The temporary flooding that submerges parts of Venice, known locally as “Acqua Alta” or “high water,” results from a convergence of multiple environmental and human factors. This phenomenon occurs when the tide rises significantly above the normal level. Understanding why Venice floods requires examining the interplay between global climate patterns, the city’s unique geography, and the consequences of past human engineering projects. The flooding typically affects the lowest-lying areas, such as St. Mark’s Square, and has grown more frequent and severe, threatening the city’s historical and structural integrity.

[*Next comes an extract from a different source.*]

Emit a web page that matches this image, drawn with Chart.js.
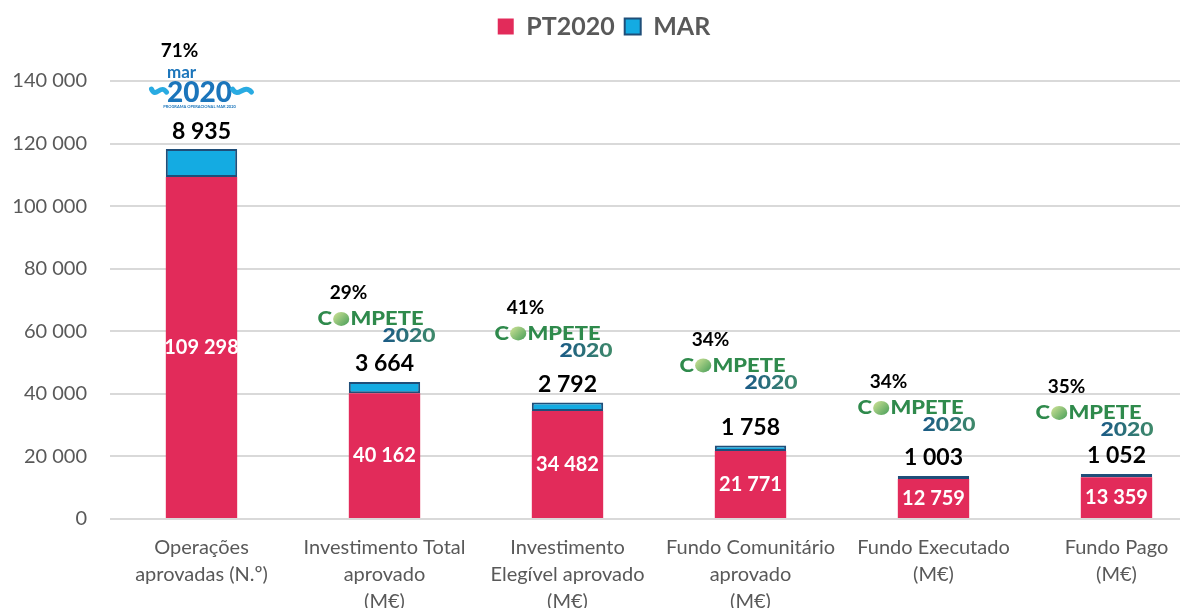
<!DOCTYPE html>
<html>
<head>
<meta charset="utf-8">
<script src="https://cdn.jsdelivr.net/npm/chart.js@4/dist/chart.umd.min.js"></script>
<style>
  html, body { margin: 0; padding: 0; background: #fff; overflow: hidden; }
  #wrap { width: 1208px; height: 608px; }
</style>
</head>
<body>
<div id="wrap"><canvas id="chart" width="1208" height="608"></canvas></div>
<script>
// chart values
var categories = [
    ['Operações', 'aprovadas (N.º)'],
    ['Investimento Total', 'aprovado', '(M€)'],
    ['Investimento', 'Elegível aprovado', '(M€)'],
    ['Fundo Comunitário', 'aprovado', '(M€)'],
    ['Fundo Executado', '(M€)'],
    ['Fundo Pago', '(M€)']
];
var pt2020 = [109298, 40162, 34482, 21771, 12759, 13359];
var mar = [8935, 3664, 2792, 1758, 1003, 1052];
var shares = ['71%', '29%', '41%', '34%', '34%', '35%'];
var programmes = ['mar', 'compete', 'compete', 'compete', 'compete', 'compete'];

var FONT = 'Lato, "Open Sans", sans-serif';

function fmt(v) {
    return String(v).replace(/\B(?=(\d{3})+(?!\d))/g, ' ');
}

// empty box under the legend so the plot starts lower
var spacer = {
    id: 'spacer',
    beforeInit: function(chart) {
        Chart.layouts.addBox(chart, {
            position: 'top', weight: 1, fullSize: true, options: {},
            isHorizontal: function() { return true; },
            update: function(w) { this.width = w; this.height = 32; },
            draw: function() {}
        });
    }
};

function drawMar(ctx, cx, cy) {
    ctx.save();
    ctx.textAlign = 'center';
    ctx.textBaseline = 'middle';
    ctx.fillStyle = '#1b75bb';
    ctx.font = 'bold 17px ' + FONT;
    ctx.fillText('mar', cx - 18, cy - 19);
    ctx.font = '900 28px ' + FONT;
    ctx.fillText('2020', cx, cy + 2);
    // waves either side
    ctx.strokeStyle = '#29abe2';
    ctx.lineWidth = 5;
    ctx.lineCap = 'round';
    [[-48, -33], [33, 52]].forEach(function(s) {
        var x0 = cx + s[0], x1 = cx + s[1], w = x1 - x0;
        ctx.beginPath();
        ctx.moveTo(x0, cy - 2);
        ctx.bezierCurveTo(x0 + w * 0.3, cy + 8, x0 + w * 0.6, cy - 8, x1, cy + 1);
        ctx.stroke();
    });
    ctx.font = 'bold 4px ' + FONT;
    ctx.fillStyle = '#1b75bb';
    ctx.fillText('PROGRAMA OPERACIONAL MAR 2020', cx, cy + 16);
    ctx.restore();
}

function drawCompete(ctx, left, cy) {
    ctx.save();
    ctx.textBaseline = 'middle';
    ctx.textAlign = 'left';
    ctx.font = '900 19px ' + FONT;
    var wC = ctx.measureText('C').width;
    var wO = 16;
    var wRest = ctx.measureText('MPETE').width;
    var total = wC + wO + wRest;
    ctx.translate(left, cy);
    ctx.scale(106 / total, 1);
    ctx.fillStyle = '#2f8a4c';
    ctx.fillText('C', 0, 0);
    var g = ctx.createLinearGradient(wC, -7, wC + wO, 7);
    g.addColorStop(0, '#d8e79a');
    g.addColorStop(1, '#3f9a55');
    ctx.fillStyle = g;
    ctx.beginPath();
    ctx.arc(wC + wO / 2, 0, 7, 0, Math.PI * 2);
    ctx.fill();
    ctx.fillStyle = '#2f8a4c';
    ctx.fillText('MPETE', wC + wO, 0);
    ctx.restore();

    ctx.save();
    ctx.textBaseline = 'middle';
    ctx.textAlign = 'right';
    ctx.font = '900 19px ' + FONT;
    var w2 = ctx.measureText('2020').width;
    ctx.translate(left + 118, cy + 17);
    ctx.scale(53 / w2, 1);
    var g2 = ctx.createLinearGradient(-w2, 0, 0, 0);
    g2.addColorStop(0, '#1a5a86');
    g2.addColorStop(1, '#3f8a6a');
    ctx.fillStyle = g2;
    ctx.fillText('2020', 0, 0);
    ctx.restore();
}

var labelsPlugin = {
    id: 'barLabels',
    afterDatasetsDraw: function(chart, args, opts) {
        var ctx = chart.ctx;
        var m0 = chart.getDatasetMeta(0);
        var m1 = chart.getDatasetMeta(1);
        ctx.save();
        ctx.textAlign = 'center';
        ctx.textBaseline = 'middle';

        m0.data.forEach(function(el, i) {
            ctx.fillStyle = '#ffffff';
            ctx.font = 'bold 20px ' + FONT;
            ctx.fillText(fmt(pt2020[i]), el.x, (el.y + el.base) / 2);
        });

        m1.data.forEach(function(el, i) {
            ctx.fillStyle = '#000000';
            ctx.font = 'bold 23px ' + FONT;
            ctx.fillText(fmt(mar[i]), el.x, el.y - 18);

            var off = opts.logoOffsets[i];
            var ax = el.x + off[0], ay = el.y + off[1];
            ctx.font = 'bold 19px ' + FONT;
            ctx.fillStyle = '#000000';
            if (programmes[i] === 'mar') {
                drawMar(ctx, ax, ay);
                ctx.fillText(shares[i], ax - 20, ay - 40);
            } else {
                drawCompete(ctx, ax, ay);
                ctx.fillText(shares[i], ax + 31, ay - 26);
            }
        });
        ctx.restore();
    }
};

new Chart(document.getElementById('chart'), {
    type: 'bar',
    data: {
        labels: categories,
        datasets: [
            {
                label: 'PT2020',
                data: pt2020,
                backgroundColor: '#e22b5a',
                borderWidth: 0,
                barPercentage: 0.39,
                categoryPercentage: 1
            },
            {
                label: 'MAR',
                data: mar,
                backgroundColor: '#14abe2',
                borderColor: '#1f4e79',
                borderWidth: 2,
                borderSkipped: false,
                barPercentage: 0.39,
                categoryPercentage: 1
            }
        ]
    },
    plugins: [spacer, labelsPlugin],
    options: {
        responsive: false,
        animation: false,
        layout: { padding: { top: 4, left: 0, right: 0, bottom: 0 } },
        plugins: {
            legend: {
                position: 'top',
                labels: {
                    boxWidth: 16,
                    boxHeight: 16,
                    padding: 10,
                    color: '#595959',
                    font: { family: FONT, size: 25, weight: 'bold' }
                }
            },
            tooltip: { enabled: false },
            barLabels: {
                logoOffsets: [[-2, -58], [-67, -63], [-73, -69], [-71, -80], [-76, -68], [-81, -61]]
            }
        },
        scales: {
            x: {
                stacked: true,
                grid: { display: false, drawTicks: false },
                border: { display: false },
                ticks: {
                    color: '#595959',
                    font: { family: FONT, size: 20, lineHeight: 1.35 },
                    padding: 15,
                    maxRotation: 0,
                    autoSkip: false
                },
                afterFit: function(scale) { scale.height = 89; }
            },
            y: {
                stacked: true,
                min: 0,
                max: 140000,
                grid: { color: '#d9d9d9', lineWidth: 2, drawTicks: false },
                border: { display: false },
                ticks: {
                    stepSize: 20000,
                    color: '#595959',
                    font: { family: FONT, size: 20 },
                    padding: 23,
                    callback: function(v) { return fmt(v); }
                },
                afterFit: function(scale) { scale.width = 110; }
            }
        }
    }
});
</script>
</body>
</html>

Meteorological and Global Drivers
The immediate causes of an Acqua Alta event are meteorological, centering on specific wind patterns and atmospheric pressure anomalies within the Adriatic Sea. The most significant factor is the Sirocco, a warm, moist wind blowing from the southeast that travels up the long, narrow basin of the Adriatic, effectively pushing a wall of water toward the northern end where the Venetian Lagoon is situated. This wind-driven surge is amplified by the enclosed shape of the sea, which can create a standing wave, or seiche, further raising the water level.
Concurrently, a drop in barometric pressure over the area contributes to the water rise through a process called the inverse barometer effect. Lower atmospheric weight pressing down on the sea surface allows the water to bulge upward, adding several centimeters to the tide height. These localized conditions often combine with the regular astronomical high tides that occur during the new and full moons, setting the stage for an exceptional water event.
Over the long term, global sea level rise acts as a constant background driver, making all high-water events more dangerous. As the average sea level steadily increases due to climate change, the base water mark from which all tides begin is incrementally higher. This means that even a moderate storm surge today can easily exceed the historical flood thresholds that once defined an extreme Acqua Alta.
The Sinking City and Lagoon Geography
The city of Venice itself is physically sinking, compounding the effect of rising sea levels. Over the last century, a combination of natural geological compaction and historical extraction of groundwater for industrial use caused the city to subside by approximately 23 centimeters relative to the mean sea level. Although groundwater pumping has largely ceased, natural compaction continues, with the city and surrounding lagoon areas currently subsiding at rates of one to two millimeters per year.
The geography of the Venetian Lagoon also funnels high tides directly into the city’s canals. The lagoon is connected to the Adriatic Sea by three large inlets: Lido, Malamocco, and Chioggia. This configuration acts like a funnel, allowing storm surges and high tides to rush quickly into the shallow lagoon basin.
Once inside the lagoon, the water encounters the city, which is built on wooden piles and low-lying islands. Piazza San Marco, one of the city’s lowest points, is often the first to flood, even during relatively minor high-water events.
Anthropogenic Factors Exacerbating Flood Risk
Human interventions in the lagoon environment, beyond the historical groundwater extraction, have significantly altered the natural hydrodynamics and increased flood risk. The dredging of deep-water shipping channels allowed large commercial and cruise ships access to the port of Marghera. The creation of channels like the Canale dei Petroli deepened the lagoon floor and widened the inlets connecting the lagoon to the sea.
These deeper channels act as high-speed conduits, allowing a much larger volume of water to flow into and out of the lagoon faster than historically occurred. This change in flow regime reduces the natural damping effect of the shallow lagoon. Where it once took 90 to 120 minutes for a tide to fully enter, the process is now quicker, intensifying high-water peaks. The altered flow also contributes to the erosion of the lagoon’s fragile seabed and salt marshes, which naturally dissipate tidal energy.
The MOSE Project and Flood Control
To combat the escalating threat of Acqua Alta, Italy constructed the MOSE project. This large-scale engineering initiative consists of a system of 78 mobile flood barriers installed at the three main inlets connecting the lagoon to the Adriatic Sea. The barriers are designed to be raised only when a dangerously high tide is forecast.
The mechanism uses buoyancy, with the hollow steel gates resting on the seabed, filled with water, during normal conditions. When a high tide, typically forecast to exceed 110 centimeters, threatens the city, compressed air is pumped into the gates, forcing the water out and causing the gates to pivot upward to form a continuous line of defense. This seals the lagoon off from the sea, preventing the surge.
Since becoming operational, the MOSE system has successfully protected the city from several major high-water events. The project is designed to withstand a sea level rise of up to 60 centimeters, offering protection from tides up to three meters high. While it provides a functional defense against immediate flooding, the long-term challenge remains managing the frequent closures required as global sea levels continue to rise.